DATA BLOCK:
---
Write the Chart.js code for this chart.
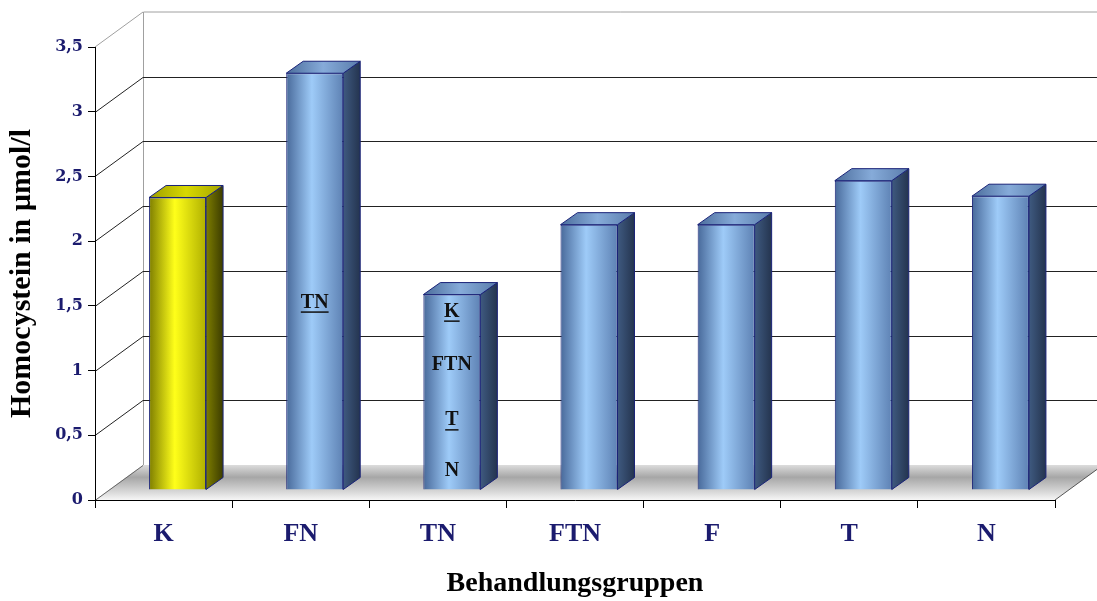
<!DOCTYPE html>
<html lang="de">
<head>
<meta charset="UTF-8">
<title>Homocystein</title>
<script src="https://cdn.jsdelivr.net/npm/chart.js"></script>
<style>
  html, body { margin: 0; padding: 0; background: #fff; }
  #wrap { width: 1097px; height: 601px; position: relative; }
</style>
</head>
<body>
<div id="wrap"><canvas id="myChart"></canvas></div>
<script>
  const categories = ['K', 'FN', 'TN', 'FTN', 'F', 'T', 'N'];
  const values = [2.26, 3.22, 1.51, 2.05, 2.05, 2.39, 2.27];
  const yTicks = [0, 0.5, 1, 1.5, 2, 2.5, 3, 3.5];
  // significance marks written inside the bars
  const markBar = [1, 2, 2, 2, 2];
  const markText = ['TN', 'K', 'FTN', 'T', 'N'];
  const markValue = [1.45, 1.38, 0.97, 0.54, 0.15];
  const markUnderline = [true, true, false, true, false];

  const WALL = { dx: 48, dy: -35 };   // back wall depth
  const BAR = { dx: 14, dy: -10 };    // bar front plane
  const DEPTH = { dx: 17, dy: -12 };  // bar thickness
  const serif = '"Liberation Serif", "Times New Roman", serif';
  const wideSerif = '"DejaVu Serif", serif';
  const navy = '#1b1b6e';

  function frontGradient(c) {
    const chart = c.chart;
    const xs = chart.scales.x;
    const isK = c.dataIndex === 0;
    const flat = isK ? '#ffff00' : '#8fb8ec';
    if (!xs || !chart.chartArea) return flat;
    const cx = xs.getPixelForValue(c.dataIndex);
    const w = (xs.width / categories.length) * 0.4156;
    if (!isFinite(cx) || !isFinite(w) || w <= 0) return flat;
    const g = chart.ctx.createLinearGradient(cx - w / 2, 0, cx + w / 2, 0);
    if (isK) {
      g.addColorStop(0, '#7e7e00');
      g.addColorStop(0.45, '#ffff1a');
      g.addColorStop(1, '#b0b000');
    } else {
      g.addColorStop(0, '#48699a');
      g.addColorStop(0.45, '#9ecbf8');
      g.addColorStop(1, '#5e82b4');
    }
    return g;
  }

  const backdrop = {
    id: 'backdrop',
    beforeDraw(chart) {
      const { ctx, chartArea: a, scales: { y } } = chart;
      const W = chart.width;
      const bottom = y.getPixelForValue(0);
      const top = y.getPixelForValue(3.5);
      ctx.save();
      // floor
      const g = ctx.createLinearGradient(0, bottom + WALL.dy, 0, bottom);
      g.addColorStop(0, '#dcdcdc');
      g.addColorStop(0.35, '#a6a6a6');
      g.addColorStop(0.75, '#d6d6d6');
      g.addColorStop(1, '#f6f6f6');
      ctx.beginPath();
      ctx.moveTo(a.left, bottom);
      ctx.lineTo(a.left + WALL.dx, bottom + WALL.dy);
      ctx.lineTo(a.right + WALL.dx, bottom + WALL.dy);
      ctx.lineTo(a.right, bottom);
      ctx.closePath();
      ctx.fillStyle = g;
      ctx.fill();
      ctx.strokeStyle = '#555';
      ctx.lineWidth = 1;
      ctx.beginPath();
      ctx.moveTo(a.right, bottom);
      ctx.lineTo(a.right + WALL.dx, bottom + WALL.dy);
      ctx.stroke();
      // back wall frame
      ctx.strokeStyle = '#a0a0a0';
      ctx.beginPath();
      ctx.moveTo(a.left + WALL.dx + 0.5, bottom + WALL.dy);
      ctx.lineTo(a.left + WALL.dx + 0.5, top + WALL.dy);
      ctx.lineTo(W, top + WALL.dy);
      ctx.moveTo(a.left, top);
      ctx.lineTo(a.left + WALL.dx, top + WALL.dy);
      ctx.stroke();
      // gridlines on side and back walls
      yTicks.forEach(t => {
        if (t === 3.5) return;
        const py = Math.round(y.getPixelForValue(t)) + 0.5;
        ctx.strokeStyle = t === 0 ? '#666' : '#222';
        ctx.beginPath();
        ctx.moveTo(a.left, py);
        ctx.lineTo(a.left + WALL.dx, py + WALL.dy);
        if (t > 0) ctx.lineTo(W, py + WALL.dy);
        ctx.stroke();
      });
      ctx.restore();
    },
    beforeDatasetDraw(chart) {
      chart.ctx.save();
      chart.ctx.translate(BAR.dx, BAR.dy);
    },
    afterDatasetDraw(chart) {
      const { ctx, scales: { y } } = chart;
      const meta = chart.getDatasetMeta(0);
      meta.data.forEach((el, i) => {
        const isK = i === 0;
        const r = el.x + el.width / 2, l = el.x - el.width / 2;
        // side face
        const gs = ctx.createLinearGradient(r, 0, r + DEPTH.dx, 0);
        gs.addColorStop(0, isK ? '#7d7d00' : '#3f5a80');
        gs.addColorStop(1, isK ? '#3c3c00' : '#24344f');
        ctx.beginPath();
        ctx.moveTo(r, el.y);
        ctx.lineTo(r + DEPTH.dx, el.y + DEPTH.dy);
        ctx.lineTo(r + DEPTH.dx, el.base + DEPTH.dy);
        ctx.lineTo(r, el.base);
        ctx.closePath();
        ctx.fillStyle = gs;
        ctx.fill();
        ctx.strokeStyle = '#1a2378';
        ctx.lineWidth = 1;
        ctx.stroke();
        // top face
        const gt = ctx.createLinearGradient(l, 0, r + DEPTH.dx, 0);
        gt.addColorStop(0, isK ? '#9c9c00' : '#4c6d9c');
        gt.addColorStop(0.5, isK ? '#d8d800' : '#86abd9');
        gt.addColorStop(1, isK ? '#a4a400' : '#5a7cab');
        ctx.beginPath();
        ctx.moveTo(l, el.y);
        ctx.lineTo(l + DEPTH.dx, el.y + DEPTH.dy);
        ctx.lineTo(r + DEPTH.dx, el.y + DEPTH.dy);
        ctx.lineTo(r, el.y);
        ctx.closePath();
        ctx.fillStyle = gt;
        ctx.fill();
        ctx.stroke();
      });
      // marks inside bars
      ctx.font = 'bold 20px ' + serif;
      ctx.fillStyle = '#111';
      ctx.textAlign = 'center';
      ctx.textBaseline = 'middle';
      markText.forEach((txt, k) => {
        const el = meta.data[markBar[k]];
        const py = y.getPixelForValue(markValue[k]);
        ctx.fillText(txt, el.x, py);
        if (markUnderline[k]) {
          const w = ctx.measureText(txt).width;
          ctx.fillRect(el.x - w / 2, py + 9, w, 1.5);
        }
      });
      ctx.restore();
    }
  };

  new Chart(document.getElementById('myChart'), {
    type: 'bar',
    data: {
      labels: categories,
      datasets: [{
        data: values,
        backgroundColor: frontGradient,
        borderColor: '#1a2378',
        borderWidth: 1,
        barPercentage: 0.4156,
        categoryPercentage: 1
      }]
    },
    options: {
      responsive: true,
      maintainAspectRatio: false,
      animation: false,
      events: [],
      layout: { padding: { top: 47, right: 42, left: 0, bottom: 0 } },
      plugins: { legend: { display: false }, tooltip: { enabled: false } },
      scales: {
        x: {
          afterFit(scale) { scale.height = 101; },
          border: { color: '#000', width: 1 },
          grid: { offset: true, drawOnChartArea: false, color: '#000', tickLength: 8 },
          ticks: { color: navy, font: { family: serif, size: 26, weight: 'bold' }, padding: 11 },
          title: {
            display: true, text: 'Behandlungsgruppen', color: '#000',
            font: { family: serif, size: 28, weight: 'bold' }, padding: { top: 0, bottom: 0 }
          }
        },
        y: {
          min: 0,
          max: 3.5,
          afterFit(scale) { scale.width = 95; },
          afterBuildTicks(scale) { scale.ticks = yTicks.map(v => ({ value: v })); },
          border: { color: '#000', width: 1 },
          grid: { drawOnChartArea: false, color: '#000', tickLength: 7 },
          ticks: {
            color: navy, padding: 5,
            font: { family: wideSerif, size: 16, weight: 'bold' },
            callback: v => String(v).replace('.', ',')
          },
          title: {
            display: true, text: 'Homocystein in µmol/l', color: '#000',
            font: { family: serif, size: 30, weight: 'bold' }, padding: { top: 4, bottom: 0 }
          }
        }
      }
    },
    plugins: [backdrop]
  });
</script>
</body>
</html>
---
WORK TO COMPLETE: Write out an exact copy of the listing, first line through the line containing "const navy = '#1b1b6e';", with the pictures left out.

OUTPUT BELOW:
Write the Chart.js code for this chart.
<!DOCTYPE html>
<html lang="de">
<head>
<meta charset="UTF-8">
<title>Homocystein</title>
<script src="https://cdn.jsdelivr.net/npm/chart.js"></script>
<style>
  html, body { margin: 0; padding: 0; background: #fff; }
  #wrap { width: 1097px; height: 601px; position: relative; }
</style>
</head>
<body>
<div id="wrap"><canvas id="myChart"></canvas></div>
<script>
  const categories = ['K', 'FN', 'TN', 'FTN', 'F', 'T', 'N'];
  const values = [2.26, 3.22, 1.51, 2.05, 2.05, 2.39, 2.27];
  const yTicks = [0, 0.5, 1, 1.5, 2, 2.5, 3, 3.5];
  // significance marks written inside the bars
  const markBar = [1, 2, 2, 2, 2];
  const markText = ['TN', 'K', 'FTN', 'T', 'N'];
  const markValue = [1.45, 1.38, 0.97, 0.54, 0.15];
  const markUnderline = [true, true, false, true, false];

  const WALL = { dx: 48, dy: -35 };   // back wall depth
  const BAR = { dx: 14, dy: -10 };    // bar front plane
  const DEPTH = { dx: 17, dy: -12 };  // bar thickness
  const serif = '"Liberation Serif", "Times New Roman", serif';
  const wideSerif = '"DejaVu Serif", serif';
  const navy = '#1b1b6e';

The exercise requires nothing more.